Le Passe Muraille

Le «Je» inspiré de Francis Zeller

Découverte d’un écrivain romand de la marge, frère littéraire d’un Robert Walser,

par Antonin Moeri.

Il y a un problème dans l »écriture contemporaine. Pas facile de comprendre pourquoi les dignes défenseurs d’une littérature mûre méprisent olympiquement le JE. Ils voudraient qu’on parle de liberté, de racisme, de conflits sociaux, du SIDA; ils voudraient qu’on mette en garde, qu’on s’explique, qu’on se justifie, qu’on se plaigne (très apprécié la plainte). Ce qu’ils veulent en réalité, c’est qu’on participe allègrement à une terrifiante entreprise: de distraction, d’ahurissement, de blablatisme et de mise au pas d’âne.

C’est précisément ce que refuse obstinément Francis Zeller qui pourrait écrire: lundi moi, mardi moi, mercredi moi… Mais encore ? Quand il n’y a plus de grands thèmes, plus de vastes sujets intéressants, plus d’idées formidâââbles. «Que dire ? Que dire ?». Le rêve d’une promenade «sur des chemins incertains, à peine tracés» ? «La beauté du ciel qui me console de mes humeurs» ? La visite de Laure que le narrateur a tant aimée à vingt ans ?

Oui, car Zeller n’a qu’un désir: évoquer d’une main à la fois ferme et tremblante ces instants de grâce où «le merveilleux du monde» vous envahit, vous soustrait à la pesanteur des choses, à la lourdeur des humains et à leur laideur. C’est à l’aube qu’il préfère arpenter les cimetières, les orées et sa chambre. Pour y poursuivre son mono-logue de solitaire «pauvre d’idées mais non pas de sentiments».

Si notre héros modeste et récalcitrant aime les nuages qui filent là-bas, les merveilleux nuages dont «le sort est d’aller, de passer, tout de gris vêtus, ou parfois de rose ou de charbon, selon qu’ils s’approchent ou qu’ils repartent», s’il aime «les rôdeurs des cieux», il aime aussi sinon davantage les mots qui servent à évoquer les nues et les nuées, les nébuleuses et les nébulosités, il aime aussi sinon davantage les poèmes de Baudelaire qu’il connaît par coeur et qu’il déclame dans la pénombre d’un salon de thé.

Vous dites que ce monsieur délire ? Vous avez raison. Ce genre de mythomane fêlé, de persécuté amoureux de la lune et des martinets a sa place toute désignée dans une institution dite psychiatrique. Sa désarmante lucidité conduit directement dans ce lieu où la chimie empoisonne, envoûte et endoctrine les corps qui se révoltent, les corps qui s’insurgent, qui hurlent sous l’écrasante chape de la violence clinique.
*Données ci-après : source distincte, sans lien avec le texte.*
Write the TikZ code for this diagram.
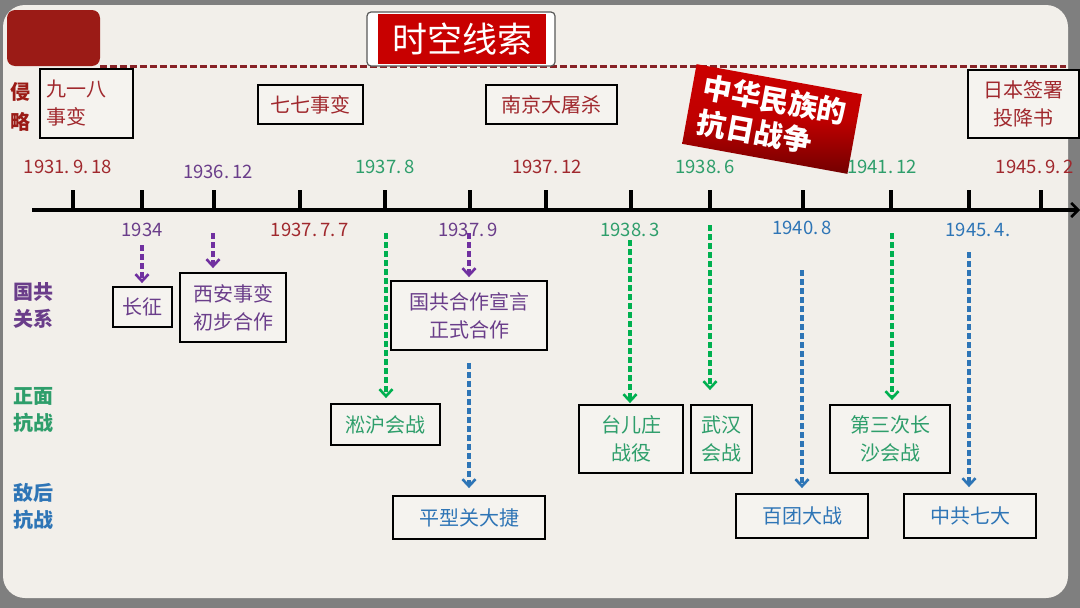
\documentclass[tikz,border=0pt]{standalone}
\usepackage{fontspec}
\setmainfont{Noto Sans CJK SC}
\usetikzlibrary{arrows.meta}
\definecolor{frame}{HTML}{7F7F7F}
\definecolor{panel}{HTML}{F2EFEA}
\definecolor{boxfill}{HTML}{F5F3EF}
\definecolor{dred}{HTML}{9B1B16}
\definecolor{tred}{HTML}{A0282D}
\definecolor{titred}{HTML}{C80000}
\definecolor{tpur}{HTML}{6A3D8A}
\definecolor{apur}{HTML}{7030A0}
\definecolor{tgrn}{HTML}{2E9E6B}
\definecolor{agrn}{HTML}{00B050}
\definecolor{tblu}{HTML}{2E75B6}
\definecolor{ablu}{HTML}{2E75B6}
\tikzset{
  evbox/.style={draw=black, line width=1.8pt, fill=boxfill, inner sep=0pt, align=center,
    font=\fontsize{20}{28}\selectfont},
  cat/.style={font=\bfseries\fontsize{20}{27}\selectfont, align=left, inner sep=0pt},
  date/.style={font=\fontsize{18.5}{20}\selectfont, inner sep=0pt},
  link/.style={dash pattern=on 6pt off 3pt, line width=3.2pt, -{Straight Barb[length=7pt,width=13pt,line width=2.6pt]}},
}
\begin{document}
\begin{tikzpicture}[x=1pt,y=-1pt]
\useasboundingbox (0,0) rectangle (1080,608);
% background
\fill[frame] (0,0) rectangle (1080,608);
\fill[panel, rounded corners=22pt] (3,5) rectangle (1068,598);
\fill[dred, rounded corners=8pt] (7,10) rectangle (100,66);
\coordinate (dl) at (100,66);
\coordinate (dr) at (1066,66);
\draw[tred!85!black, line width=3pt, dash pattern=on 7pt off 3pt] (dl) -- (dr);
% title
\node[fill=white, draw=gray!70!black, line width=1.2pt, rounded corners=4pt, minimum width=188pt, minimum height=54pt] (tbg) at (461,39) {};
\node[fill=titred, minimum width=168pt, minimum height=50pt, inner sep=0pt, text=white, font=\fontsize{35}{40}\selectfont] (title) at (462,39) {时空线索};
% category labels
\node[cat, text=dred, font=\bfseries\fontsize{20}{30}\selectfont] (c1) at (20,107) {侵\\略};
\node[cat, text=tpur] (c2) at (33,305) {国共\\关系};
\node[cat, text=tgrn] (c3) at (33,410) {正面\\抗战};
\node[cat, text=tblu] (c4) at (33,506) {敌后\\抗战};
% invasion boxes
\node[evbox, text=tred, minimum width=93pt, minimum height=69pt, align=left, text width=80pt] (e918) at (86.5,103.5) {九一八\\事变};
\node[evbox, text=tred, minimum width=105pt, minimum height=39pt] (e77) at (310.5,104.5) {七七事变};
\node[evbox, text=tred, minimum width=131pt, minimum height=39pt] (enj) at (551.5,104.5) {南京大屠杀};
\node[evbox, text=tred, minimum width=111pt, minimum height=68pt] (ejp) at (1023.5,104) {日本签署\\投降书};
% big red label
\node[rotate=-10.3, minimum width=168pt, minimum height=81pt, top color=red!80!black, bottom color=red!45!black, middle color=red!75!black, inner sep=0pt] (big) at (772,119) {};
\node[rotate=-10.3, text=white, font=\bfseries\fontsize{29}{35}\selectfont, align=left, inner sep=0pt] (bigt) at (772,117) {中华民族的\\抗日战争};
% axis
\coordinate (a0) at (32,210);
\coordinate (a1) at (1080,210);
\draw[line width=3.5pt, -{Straight Barb[length=7pt,width=14pt,line width=2.5pt]}] (a0) -- (a1);
\foreach \x in {73,142,214,300,385,470,546,631,710,803,891,969,1041}
  \draw[line width=3.2pt] (\x,190) -- (\x,210);
% dates above
\node[date, text=tred] (d1) at (68,167) {1931.\,9.\,18};
\node[date, text=tpur] (d2) at (218,172) {1936.\,12};
\node[date, text=tgrn] (d3) at (385,167) {1937.\,8};
\node[date, text=tred] (d4) at (547,167) {1937.\,12};
\node[date, text=tgrn] (d5) at (705,167) {1938.\,6};
\node[date, text=tgrn] (d6) at (882,167) {1941.\,12};
\node[date, text=tred] (d7) at (1035,167) {1945.\,9.\,2};
% dates below
\node[date, text=tpur] (b1) at (142,230) {1934};
\node[date, text=tred] (b2) at (310,230) {1937.\,7.\,7};
\node[date, text=tpur] (b3) at (468,230) {1937.\,9};
\node[date, text=tgrn] (b4) at (630,230) {1938.\,3};
\node[date, text=tblu] (b5) at (802,228) {1940.\,8};
\node[date, text=tblu] (b6) at (978,230) {1945.\,4.};
% relation boxes
\node[evbox, text=tpur, minimum width=59pt, minimum height=40pt] (cz) at (142.5,307) {长征};
\node[evbox, text=tpur, minimum width=106pt, minimum height=69pt] (xa) at (233,307.5) {西安事变\\初步合作};
\node[evbox, text=tpur, minimum width=156pt, minimum height=69pt] (gg) at (469,315.5) {国共合作宣言\\正式合作};
% front battles
\node[evbox, text=tgrn, minimum width=109pt, minimum height=41pt] (sh) at (385.5,424.5) {淞沪会战};
\node[evbox, text=tgrn, minimum width=104pt, minimum height=68pt] (tez) at (631,439) {台儿庄\\战役};
\node[evbox, text=tgrn, minimum width=61pt, minimum height=68pt] (wh) at (721.5,439) {武汉\\会战};
\node[evbox, text=tgrn, minimum width=120pt, minimum height=68pt] (cs) at (890,439) {第三次长\\沙会战};
% rear battles
\node[evbox, text=tblu, minimum width=152pt, minimum height=43pt] (pxg) at (469,517.5) {平型关大捷};
\node[evbox, text=tblu, minimum width=132pt, minimum height=44pt] (bt) at (802,516) {百团大战};
\node[evbox, text=tblu, minimum width=132pt, minimum height=44pt] (qd) at (970,516) {中共七大};
% arrow starts
\coordinate (s1) at (142,245);
\coordinate (s2) at (213,233);
\coordinate (s3) at (469,233);
\coordinate (s4) at (386,233);
\coordinate (s5) at (630,240);
\coordinate (s6) at (710,225);
\coordinate (s7) at (892,233);
\coordinate (s8) at (802,270);
\coordinate (s9) at (969,252);
\draw[link, apur, shorten >=3pt] (s1) -- (s1 |- cz.north);
\draw[link, apur, shorten >=4pt] (s2) -- (s2 |- xa.north);
\draw[link, apur, shorten >=3pt] (s3) -- (s3 |- gg.north);
\draw[link, agrn, shorten >=5pt] (s4) -- (s4 |- sh.north);
\draw[link, agrn, shorten >=1pt] (s5) -- (s5 |- tez.north);
\draw[link, agrn, shorten >=14pt] (s6) -- (s6 |- wh.north);
\draw[link, agrn, shorten >=4pt] (s7) -- (s7 |- cs.north);
\draw[link, ablu, shorten <=12pt, shorten >=7pt] (gg.south) -- (pxg.north);
\draw[link, ablu, shorten >=5pt] (s8) -- (s8 |- bt.north);
\draw[link, ablu, shorten >=6pt] (s9) -- (s9 |- qd.north);
\end{tikzpicture}
\end{document}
Assis dans un jardin, sur une chaise inconfortable, le narrateur fragile revoit les troncs des vieux arbres entre lesquels disparaissent les patients hébétés, un filet de bave verte au coin de leur gueule déformée.

«Affamé d’affection comme un loup malade», il voit le soir descendre sur le bâtiment de la clinique, il se souvient de «l’atmosphère moite des chambres de sommeil» où les médicaments étranglent ceux qui refusent la truanderie universelle, il entend l’ami lui parler des illustres généraux allemands, de leurs campagnes, de leurs victoires ou de leurs défaites», pendant que Laure, «cette petite conne de séductrice des familles», passe et repasse non loin, faisant monter en lui un fort remugle de vinaigre taré.

Et pourtant, «l’amour est le seul refuge sain de la vie». Nous devrions rester fidèles à cette émotion, à cette ferveur affolante connue à vingt ans et qui est encore de l’adolescence, quand «on aime sans souci du lendemain», quand on est encore «baigné d’une certaine grâce païen-ne», quand on sait encore se laisser détruire par «cette flambée des sentiments de l’être tout entier», quand on sait encore imaginer des promenades à deux «au bord de la rivière, sur les chemins bordés de camomilles et de cumins sauvages dont la senteur délicate — cueillis — nous viendrait à l’odorat».

C’est ça la musique. C’est ça la poésie: un désir fou de se noyer dans la vie brûlante dont personne ne sait rien, sinon les rares rêveurs qui s’embarquent dans un train smaragdin pour une étoile ou pour la lune. La lune qui revient comme une mesure récurrente dans cet hymne à la vie. Cette vie qui est bien plus mystérieuse que la mort.

A. M.

Francis Zeller, Une fenêtre sous la lune. L’Age d’Homme, 94 p.